Defendant argues Plaintiffs’ fourth cause of action for fraud based on concealment fails because it is not pled with specificity and does not establish Defendant had a duty to disclose. The court disagrees.

“[T]he elements of a cause of action for fraud based on concealment are: ‘(1) the defendant must have concealed or suppressed a material fact, (2) the defendant must have been under a duty to disclose the fact to the plaintiff, (3) the defendant must have intentionally concealed or suppressed the fact with the intent to defraud the plaintiff, (4) the plaintiff must have been unaware of the fact and would not have acted as he did if he had known of the concealed or suppressed fact, and (5) as a result of the concealment or suppression of the fact, the plaintiff must have sustained damage.’” (Kaldenbach v. Mutual of Omaha Life Ins. Co. (2009) 178 Cal.App.4th 830, 850, quoting Roddenberry v. Roddenberry (1996) 44 Cal.App.4th 634, 665-666.)¿ The facts constituting the alleged fraud must be alleged factually and specifically as to every element of fraud, as the policy of “liberal construction” of the pleadings will not ordinarily be invoked. (Lazar v. Superior Court (1996) 12 Cal.4th 631, 645.)

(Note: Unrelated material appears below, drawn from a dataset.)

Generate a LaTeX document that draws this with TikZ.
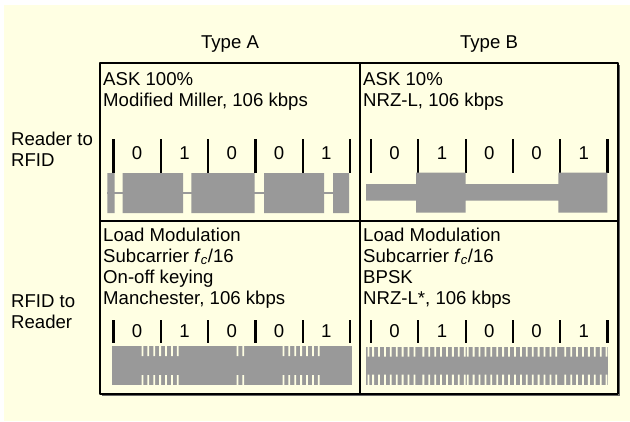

“A duty to disclose facts arises only when the parties are in a relationship that gives rise to the duty, such as ‘seller and buyer, employer and prospective employee, doctor and patient, or parties entering into any kind of contractual agreement.’” (Shin v. Kong (2000) 80 Cal.App.4th 498, 509, quoting Wilkins v. National Broadcasting Co. (1999) 71 Cal.App.4th 1066, 1082.) In this case, the FAC is silent on the issue of from whom Plaintiffs purchased their vehicle. (FAC, ¶ 4.) Pointing to this silence, Defendant argues Plaintiffs failed to establish a buyer-seller transaction that would create a duty of disclosure. However, while Defendant is correct with regards to the existence of a buyer-seller transaction, Plaintiffs also allege Defendant made express written warranties. (FAC, ¶ 4.) Express warranties are contractual in nature. (See Hauter v. Zogarts (1975) 14 Cal.3d 104, 117.) Because Defendant does not address this issue or point to any authority holding express warranties are insufficient to create a relationship between the parties, Defendant’s argument fails.

Defendant also contends Plaintiffs failed to plead fraud with specificity because (1) they did not identify the individual who concealed material facts, (2) establish that Defendant knew of the defects at time of Plaintiffs’ purchase, (3) point to any interactions with Defendant before or during the purchase of their vehicle, and (4) allege Defendant intended to induce reliance with respect to Plaintiffs’ specific vehicle. However, the specificity requirement is relaxed “when the allegations indicate that ‘the defendant must necessarily possess full information concerning the facts of the controversy’” (Tarmann v. State Farm Mut. Auto. Ins. Co. (1991) 2 Cal.App.4th 153, 158, quoting Bradley v. Hartford Acc. & Indem. Co. (1973) 30 Cal.App.3d 818, 825) or if “the facts lie more in the knowledge of the opposite party.” (Ibid, quoting Turner v. Milstein (1951) 103 Cal.App.2d 651, 658.)

In this case, Plaintiffs allege that Defendant knew of transmission defects before Plaintiffs purchased their car and as early as September 2014. (FAC, ¶ 25, 34, 40.) Plaintiffs allege Defendant has exclusive knowledge of these defects and intentionally concealed them. (FAC, ¶ 121, 125.) Lastly, Plaintiffs allege Defendant intentionally concealed the transmission defects in vehicles like Plaintiffs’ so they could be sold for the maximum price. (FAC, ¶ 129-130.) Thus, Plaintiffs have alleged sufficient facts to establish fraudulent concealment.

Accordingly, Defendant’s demurrer to Plaintiffs’ fourth cause of action is OVERRULED. Furthermore, because Defendant’s motion to strike Plaintiffs’ prayer for punitive damages is based on the grounds that Plaintiffs have not adequately alleged fraud, it is DENIED for the same reasons described above.

CONCLUSION

Based on the foregoing, Defendant’s demurrer to Plaintiffs’ FAC is OVERRULED. Furthermore, Defendant’s motion to strike Plaintiffs’ prayer for punitive damages is DENIED.

Defendant to answer Plaintiff’s complaint in ten (10) days.